The group including Khan and Chawla secured Kolkata (formerly called Calcutta) while airline and beer tycoon Vijay Mallya, who owns Formula One team Force India, took his home-town side Bangalore.
Jaipur attracted the lowest winning bid of £34m from British company Emerging Media.
Preity Zinta and Shah Rukh Khan were part of successful consortia
Lalit Modi, vice president of the Indian cricket board and chairman of the IPL, said said three late bidders were not accepted - including the Sahara group, which sponsors the Indian national team.
Each succesful bidder will pay 10% of the bid price to the board every year.
"To date we have made $1.749bn (£850m)," Modi said. "We are looking to build on it going forward."
Every squad of 16 must have a minimum of four Indian and four under-21 players, with no more than four international players allowed in any one game.
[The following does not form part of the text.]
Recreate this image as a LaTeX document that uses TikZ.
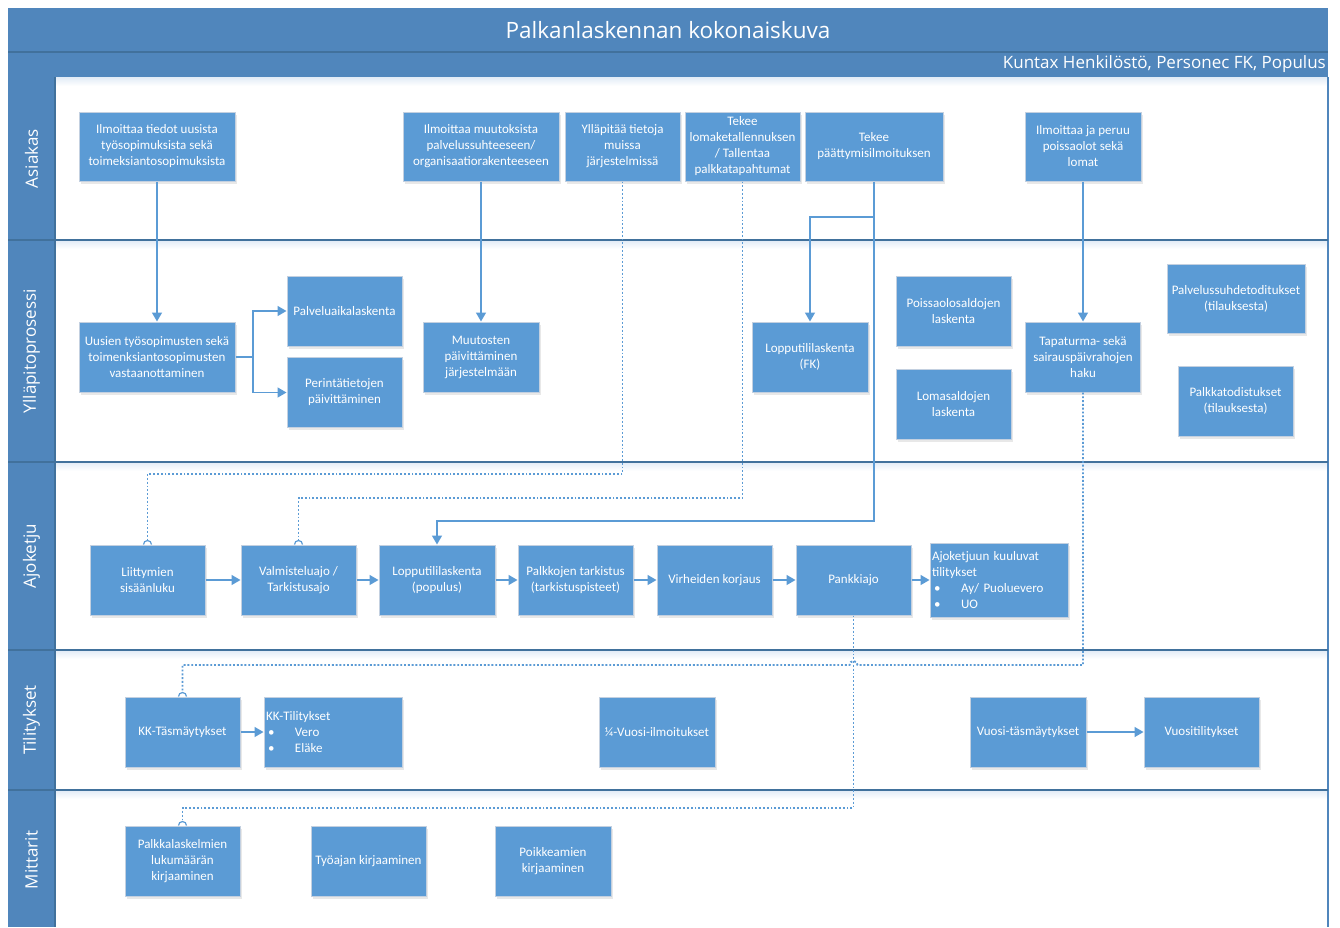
\documentclass[tikz,border=0pt]{standalone}
\usepackage{fontspec}
\setmainfont{Carlito}
\newfontfamily\headfont{Open Sans}
\usetikzlibrary{arrows.meta,shadows}
\definecolor{band}{RGB}{80,134,188}
\definecolor{boxfill}{RGB}{91,155,213}
\definecolor{boxline}{RGB}{195,208,224}
\definecolor{sepc}{RGB}{65,113,156}
\definecolor{conn}{RGB}{91,155,213}
\definecolor{glow}{RGB}{225,235,246}
\begin{document}
\begin{tikzpicture}[x=1pt,y=-1pt,
  box/.style={draw=boxline, line width=1pt, fill=boxfill, text=white, align=center, inner sep=2pt,
    font=\fontsize{13}{16}\selectfont,
    drop shadow={opacity=0.18, shadow xshift=1.5pt, shadow yshift=-2.5pt}},
  lanelabel/.style={rotate=90, text=white, font=\headfont\fontsize{17}{20}\selectfont},
  conl/.style={draw=conn, line width=1.5pt},
  arr/.style={conl, -{Triangle[length=9pt,width=10pt]}},
  dotl/.style={draw=conn, line width=1.9pt, dash pattern=on 1.9pt off 1.9pt},
  hopst/.style={draw=conn, line width=1.2pt},
  sepl/.style={draw=sepc, line width=1.6pt}]
\useasboundingbox (0,0) rectangle (1340,927);
\fill[white] (0,0) rectangle (1340,927);
% frame
\fill[band] (8,8) rectangle (1328,77);
\fill[band] (8,77) rectangle (55,927);
\foreach \yy in {77,240,462,650,790}{
  \shade[top color=glow, bottom color=white] (55,\yy) rectangle (1328,\yy+9);
}
\draw[sepc, line width=1.2pt] (8,52) -- (1328,52);
\draw[sepl] (55,77) -- (55,927);
\draw[band, line width=1.2pt] (1328,77) -- (1328,927);
\draw[sepl] (8,240) -- (1328,240);
\draw[sepl] (8,462) -- (1328,462);
\draw[sepl] (8,650) -- (1328,650);
\draw[sepl] (8,790) -- (1328,790);
% titles
\node[text=white, font=\headfont\fontsize{22.5}{26}\selectfont] (title) at (668,30) {Palkanlaskennan kokonaiskuva};
\node[anchor=east, inner sep=0pt, text=white, font=\headfont\fontsize{17}{20}\selectfont] (sub) at (1326,64) {Kuntax Henkilöstö, Personec FK, Populus};
% lane labels
\node[lanelabel] (l1) at (31.5,158.5) {Asiakas};
\node[lanelabel] (l2) at (31.5,351) {Ylläpitoprosessi};
\node[lanelabel] (l3) at (31.5,556) {Ajoketju};
\node[lanelabel] (l4) at (31.5,720) {Tilitykset};
\node[lanelabel] (l5) at (31.5,860) {Mittarit};
% Asiakas
\node[box, minimum width=156, minimum height=69] (a1) at (157,146.5) {Ilmoittaa tiedot uusista\\työsopimuksista sekä\\toimeksiantosopimuksista};
\node[box, minimum width=156, minimum height=69] (a2) at (481,146.5) {Ilmoittaa muutoksista\\palvelussuhteeseen/\\organisaatiorakenteeseen};
\node[box, minimum width=115, minimum height=69] (a3) at (622.5,146.5) {Ylläpitää tietoja\\muissa\\järjestelmissä};
\node[box, minimum width=115, minimum height=69] (a4) at (742.5,146.5) {Tekee\\lomaketallennuksen\\/ Tallentaa\\palkkatapahtumat};
\node[box, minimum width=138, minimum height=69] (a5) at (874,146.5) {Tekee\\päättymisilmoituksen};
\node[box, minimum width=116, minimum height=69] (a6) at (1083,146.5) {Ilmoittaa ja peruu\\poissaolot sekä\\lomat};
% Yllapitoprosessi
\node[box, minimum width=156, minimum height=70] (y1) at (157,357) {Uusien työsopimusten sekä\\toimenksiantosopimusten\\vastaanottaminen};
\node[box, minimum width=115, minimum height=70] (y2) at (344.5,311) {Palveluaikalaskenta};
\node[box, minimum width=115, minimum height=70] (y3) at (344.5,392.5) {Perintätietojen\\päivittäminen};
\node[box, minimum width=116, minimum height=70] (y4) at (481,357) {Muutosten\\päivittäminen\\järjestelmään};
\node[box, minimum width=116, minimum height=70] (y5) at (810,357) {Lopputililaskenta\\(FK)};
\node[box, minimum width=115, minimum height=70] (y6) at (953.5,311) {Poissaolosaldojen\\laskenta};
\node[box, minimum width=115, minimum height=70] (y7) at (953.5,404) {Lomasaldojen\\laskenta};
\node[box, minimum width=115, minimum height=70] (y8) at (1083,357) {Tapaturma- sekä\\sairauspäivrahojen\\haku};
\node[box, minimum width=138, minimum height=69] (y9) at (1236,298.5) {Palvelussuhdetoditukset\\(tilauksesta)};
\node[box, minimum width=115, minimum height=70] (y10) at (1235.5,401) {Palkkatodistukset\\(tilauksesta)};
% Ajoketju
\node[box, minimum width=115, minimum height=70] (b1) at (147.5,580) {Liittymien\\sisäänluku};
\node[box, minimum width=115, minimum height=70] (b2) at (298.5,580) {Valmisteluajo /\\Tarkistusajo};
\node[box, minimum width=116, minimum height=70] (b3) at (437,580) {Lopputililaskenta\\(populus)};
\node[box, minimum width=115, minimum height=70] (b4) at (575.5,580) {Palkkojen tarkistus\\(tarkistuspisteet)};
\node[box, minimum width=115, minimum height=70] (b5) at (714.5,580) {Virheiden korjaus};
\node[box, minimum width=115, minimum height=70] (b6) at (853.5,580) {Pankkiajo};
\node[box, minimum width=138, minimum height=74, text width=134pt, align=left] (b7) at (999,580) {Ajoketjuun kuuluvat\\tilitykset\\\makebox[29pt][l]{\hspace{2pt}\textbullet}Ay/ Puoluevero\\\makebox[29pt][l]{\hspace{2pt}\textbullet}UO};
% Tilitykset
\node[box, minimum width=115, minimum height=70] (c1) at (182.5,732) {KK-Täsmäytykset};
\node[box, minimum width=138, minimum height=70, text width=134pt, align=left] (c2) at (333,732) {KK-Tilitykset\\\makebox[29pt][l]{\hspace{2pt}\textbullet}Vero\\\makebox[29pt][l]{\hspace{2pt}\textbullet}Eläke};
\node[box, minimum width=116, minimum height=70] (c3) at (657,732) {¼-Vuosi-ilmoitukset};
\node[box, minimum width=116, minimum height=70] (c4) at (1028,732) {Vuosi-täsmäytykset};
\node[box, minimum width=115, minimum height=70] (c5) at (1201.5,732) {Vuositilitykset};
% Mittarit
\node[box, minimum width=115, minimum height=70] (d1) at (182.5,861) {Palkkalaskelmien\\lukumäärän\\kirjaaminen};
\node[box, minimum width=115, minimum height=70] (d2) at (368.5,861) {Työajan kirjaaminen};
\node[box, minimum width=116, minimum height=70] (d3) at (553,861) {Poikkeamien\\kirjaaminen};
% solid connectors
\draw[arr] (a1.south) -- (y1.north);
\draw[arr] (a2.south) -- (y4.north);
\draw[arr] (a6.south) -- (y8.north);
\coordinate (j1) at (874,217);
\coordinate (j2) at (874,521);
\draw[conl] (a5.south) -- (j1);
\draw[arr] (j1) -| (y5.north);
\draw[arr] (j1) -- (j2) -| (b3.north);
\coordinate (s1) at (253,357);
\draw[conl] (y1.east) -- (s1);
\draw[arr] (s1) |- (y2.west);
\draw[arr] (s1) |- (y3.west);
\draw[arr] (b1) -- (b2);
\draw[arr] (b2) -- (b3);
\draw[arr] (b3) -- (b4);
\draw[arr] (b4) -- (b5);
\draw[arr] (b5) -- (b6);
\draw[arr] (b6) -- (b7);
\draw[arr] (c1) -- (c2);
\draw[arr] (c4) -- (c5);
% dotted connectors
\coordinate (k1) at (622.5,474);
\coordinate (k2) at (742.5,498);
\coordinate (k3) at (857.5,665);
\coordinate (k4) at (182.5,665);
\coordinate (k5) at (182.5,808);
\draw[dotl] (a3.south) -- (k1) -| ([yshift=4pt]b1.north);
\draw[dotl] (a4.south) -- (k2) -| ([yshift=4pt]b2.north);
\draw[dotl] (y8.south) |- (k3) arc[start angle=0, end angle=180, radius=4pt] -- (k4) -- ([yshift=4pt]c1.north);
\draw[dotl] (b6.south) |- (k5) -- ([yshift=4pt]d1.north);
% hop markers
\draw[hopst] ([xshift=-4pt]b1.north) arc[start angle=180, end angle=0, radius=4pt];
\draw[hopst] ([xshift=-4pt]b2.north) arc[start angle=180, end angle=0, radius=4pt];
\draw[hopst] ([xshift=-4pt]c1.north) arc[start angle=180, end angle=0, radius=4pt];
\draw[hopst] ([xshift=-4pt]d1.north) arc[start angle=180, end angle=0, radius=4pt];
\end{tikzpicture}
\end{document}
Four "iconic" players - Tendulkar, Rahul Dravid (Bangalore), Sourav Ganguly (Kolkata) and Yuvraj Singh (Chandigarh) - cannot be traded for three years and they will be paid 10% more than other team members.
Organisers are confident the tournament will lead to an improvement in domestic cricket standards and will attract big crowds - each venue has a seating capacity of more than 25,000.
Franchise owners will be able to bid for players in the coming weeks, with more than 70 Indians available as well as others from Australia, New Zealand, Sri Lanka and South Africa.